Sunday, February 28, 2016

The Nightmare: An American Horror Story

The Rev. Dr. Leah Schade
February 28, 2016

Last night I had one of those vivid nightmares that begins like you’re watching a movie, but then you realize you’re in the story, living the horrible dream.  It was about a monster, a small creature that had been dug up from the ground.  It seemed almost cute in its ugliness at first.  

It was small but hungry.  It started eating anything it could find. It was put in a cage.  It ate and ate and ate, grew and grew and grew.  It started with just plants at first, but then animals – small ones, then larger ones.  It was ravenous, insatiable in its appetite. 

Eventually it was realized that it had to be put back in the ground.  It had to stay buried.  As long as it was buried, it would not hurt anything or anyone.  But dug up, it would continue to grow and consume.  It had no personality, no morals.  Its desire was only to eat and grow.  And it would eventually eat its own cage, get out, and consume the whole earth. 

So a whole troop of people took the caged monster – now huge in size – back to the place from which the unsuspecting person had dug it up.  It was a swamp-like place, dark and creepy.  We started to dig a hole big enough to bury the creature.  But as we dug, we made a horrifying discovery - a whole nest of sleeping, shrunken monsters in the ground.  It was a shrieking-violin moment, a sickening twist in the story.  But we dumped the creature into the ground and quickly covered him up.  He and the other creatures had no power against the soil once we started to bury them again.

We knew someone had to stand guard at this place from then on and protect against any other unsuspecting person digging up one of the creatures.  So from then on, the guardians patrolled the grounds, telling the story to all who came along wanting to dig. 

Reflection:  As I was writing this nightmare in my dream journal (I keep one by my bed), I realized the message immediately.  The monster is fossil fuels.  

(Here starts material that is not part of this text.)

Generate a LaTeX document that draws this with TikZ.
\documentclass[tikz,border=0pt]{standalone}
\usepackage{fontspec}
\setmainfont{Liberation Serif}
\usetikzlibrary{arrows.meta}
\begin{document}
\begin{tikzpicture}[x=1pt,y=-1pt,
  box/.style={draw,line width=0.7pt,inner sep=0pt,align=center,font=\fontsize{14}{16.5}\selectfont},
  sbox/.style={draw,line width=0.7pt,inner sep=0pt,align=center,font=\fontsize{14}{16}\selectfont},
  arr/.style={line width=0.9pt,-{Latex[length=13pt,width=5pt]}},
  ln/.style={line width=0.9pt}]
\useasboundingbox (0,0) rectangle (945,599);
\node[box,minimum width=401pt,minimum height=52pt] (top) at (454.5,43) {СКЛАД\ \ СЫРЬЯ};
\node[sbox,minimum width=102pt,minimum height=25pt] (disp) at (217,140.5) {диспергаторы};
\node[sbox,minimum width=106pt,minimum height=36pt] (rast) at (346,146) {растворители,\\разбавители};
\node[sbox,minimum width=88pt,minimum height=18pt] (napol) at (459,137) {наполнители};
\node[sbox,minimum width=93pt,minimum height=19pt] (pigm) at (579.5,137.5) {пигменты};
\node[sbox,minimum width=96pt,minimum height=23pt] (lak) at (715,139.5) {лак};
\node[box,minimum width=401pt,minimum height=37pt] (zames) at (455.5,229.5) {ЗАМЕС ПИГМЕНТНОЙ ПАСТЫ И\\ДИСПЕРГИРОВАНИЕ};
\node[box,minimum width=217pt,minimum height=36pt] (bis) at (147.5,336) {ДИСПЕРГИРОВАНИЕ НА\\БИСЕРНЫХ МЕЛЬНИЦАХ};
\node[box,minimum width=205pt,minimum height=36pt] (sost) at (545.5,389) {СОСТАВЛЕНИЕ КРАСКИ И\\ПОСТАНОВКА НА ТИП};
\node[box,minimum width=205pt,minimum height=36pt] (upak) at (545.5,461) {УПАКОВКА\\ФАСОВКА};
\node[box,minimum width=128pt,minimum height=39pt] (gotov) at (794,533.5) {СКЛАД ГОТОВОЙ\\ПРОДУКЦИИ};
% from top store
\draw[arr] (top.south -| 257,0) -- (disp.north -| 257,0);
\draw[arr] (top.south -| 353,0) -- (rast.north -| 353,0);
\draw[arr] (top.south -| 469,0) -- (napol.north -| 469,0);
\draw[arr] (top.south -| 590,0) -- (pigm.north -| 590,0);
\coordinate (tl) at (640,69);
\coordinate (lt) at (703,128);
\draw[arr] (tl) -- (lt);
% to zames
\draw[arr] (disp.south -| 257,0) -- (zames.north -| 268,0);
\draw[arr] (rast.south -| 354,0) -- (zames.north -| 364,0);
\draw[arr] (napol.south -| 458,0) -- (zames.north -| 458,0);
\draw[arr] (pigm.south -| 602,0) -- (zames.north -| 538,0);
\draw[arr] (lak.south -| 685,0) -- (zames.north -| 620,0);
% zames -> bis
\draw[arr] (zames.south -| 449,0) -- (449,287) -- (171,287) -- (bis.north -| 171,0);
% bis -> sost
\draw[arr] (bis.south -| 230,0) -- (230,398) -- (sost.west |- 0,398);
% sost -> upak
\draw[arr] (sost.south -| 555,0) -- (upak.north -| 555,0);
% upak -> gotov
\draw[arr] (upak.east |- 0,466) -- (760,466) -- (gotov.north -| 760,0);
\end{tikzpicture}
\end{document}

They are ugly, but were cute at first.  We thought they could be caged, kept under control, used for our purposes.  But in the end, the thing we thought we were consuming is, in fact, consuming us.  It has a voracious appetite.  No personality, no morals.  It only wants to eat and grow.  The fossil fuel industry has gotten bigger and bigger and has become this horrible nightmare.  

It’s an American Horror Story that has spread around the globe.  It’s eating its own cage and consuming the whole earth. 

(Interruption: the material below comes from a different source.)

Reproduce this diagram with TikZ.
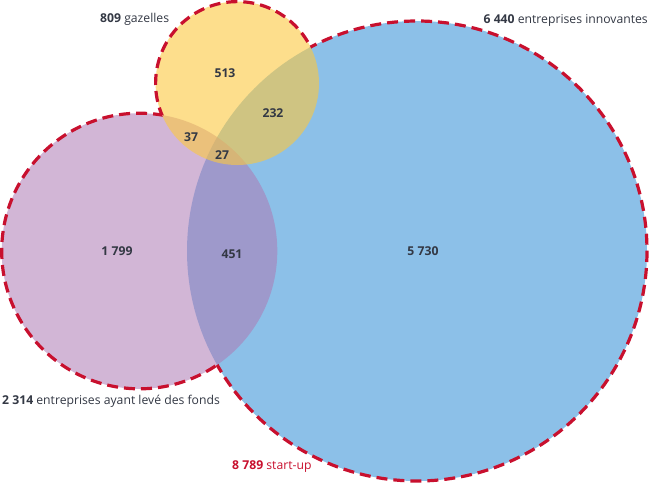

After years of keeping a dream journal and paying attention to the messages from my subconscious, I have learned to discern the messages.  Sometimes they are multivalent (having more than one meaning).  But the immediate message from this nightmare came through loud and clear:


The only way to deal with the monster is to keep it in the ground. 

It has to stay safely buried in the soil and guarded so that no unsuspecting person might come along and accidentally dig it up.  It will take vigilance.  But the monster of fossil fuels – coal, oil, methane gas – must stay in the ground.